The market fluctuates wildly up and down.
“Black Thursday.” The economic bubble finally bursts. Stock prices fall sharply on a day of heavy liquidation. Ticker tape runs four hours later than normal at a volume of 12.9 million shares. Headlines will report the market’s paper loss at $5 billion. A pool of bankers acts to stem the drop by putting more money into the market, and President Hoover reassures Americans that U.S. business is sound. Within a few days, a headline will read, “Brokers Believe Worst is Over and Recommend Buying of Real Bargains.”
“Black Monday.” The stock market falls 22.6%, the highest one-day decline in U.S. history. The crash triggers similar declines in markets around the world.
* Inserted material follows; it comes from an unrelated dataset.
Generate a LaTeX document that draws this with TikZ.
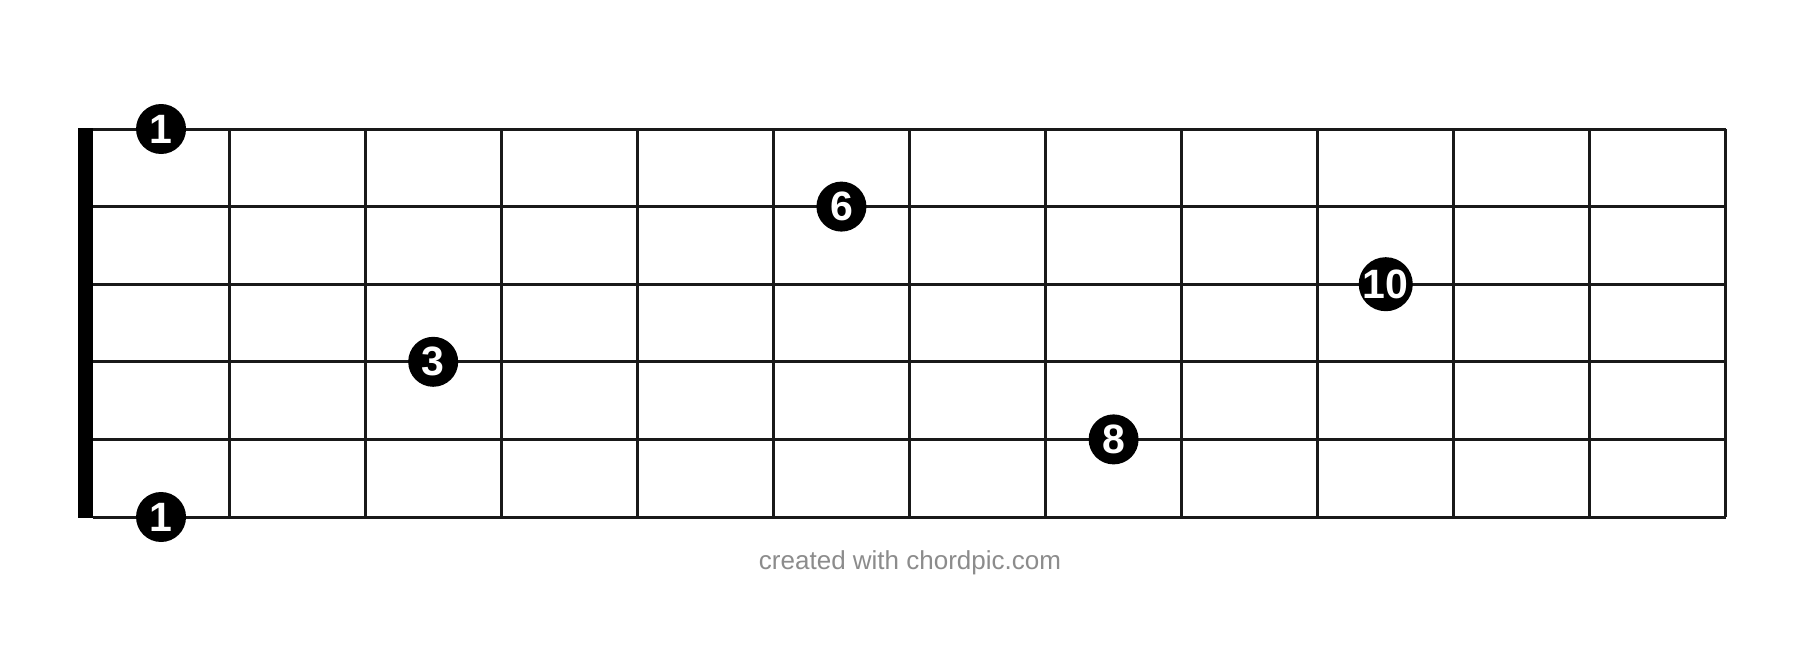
\documentclass[tikz,border=0pt]{standalone}
\usepackage{fontspec}
\setmainfont{Liberation Sans}
\definecolor{credit}{RGB}{140,140,140}
\begin{document}
\begin{tikzpicture}[x=0.5pt,y=-0.5pt,
  gridline/.style={line width=1.5pt,black!90},
  finger/.style={circle,fill=black,inner sep=0pt,minimum size=25pt,text=white,font=\fontsize{20.5}{20.5}\selectfont\bfseries},
  creditlabel/.style={text=credit,font=\fontsize{13}{14}\selectfont}]
\useasboundingbox[fill=white] (0,0) rectangle (1800,648);
% strings
\foreach \s in {0,...,5}
  \draw[gridline] (93,{129+\s*77.6}) -- (1726,{129+\s*77.6});
% frets
\foreach \f in {1,...,12}
  \draw[gridline] ({93+\f*136.08},129) -- ({93+\f*136.08},517);
% nut
\fill[black] (78,128) rectangle (93,518);
% finger dots
\node[finger] (d1a) at ({93+0.5*136.08},129) {1};
\node[finger] (d1b) at ({93+0.5*136.08},517) {1};
\node[finger] (d6) at ({93+5.5*136.08},{129+1*77.6}) {6};
\node[finger] (d10) at ({93+9.5*136.08},{129+2*77.6}) {10};
\node[finger] (d3) at ({93+2.5*136.08},{129+3*77.6}) {3};
\node[finger] (d8) at ({93+7.5*136.08},{129+4*77.6}) {8};
\node[creditlabel] (credit) at (910,563) {created with chordpic.com};
\end{tikzpicture}
\end{document}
“Black Tuesday.” Panic sets in as investors all try to sell their stocks at once. Over 16 million shares of stock are sold, setting a record — and the market records over $14 billion in paper losses. Stock tickers cannot keep up with the heavy trading volume. At the end of the day, the market is down 33 points, more than 12.8%. Some of the nation’s financial elite, including General Motors’ William C. Durant and the Rockefeller family, show confidence by buying stocks, but their efforts fail to stem the tide.
After weeks in freefall, the market hits its bottom and stabilizes. The New York Times reports, “Regular Schedule to be Resumed, but Trading Will Be Suspended Last Half of Week; Business Nearly Normal.” The market’s daily volume is at 3 million shares with “orderly although irregular” prices.
A report released by the Committee for Unemployment Relief states that over four million Americans are unemployed.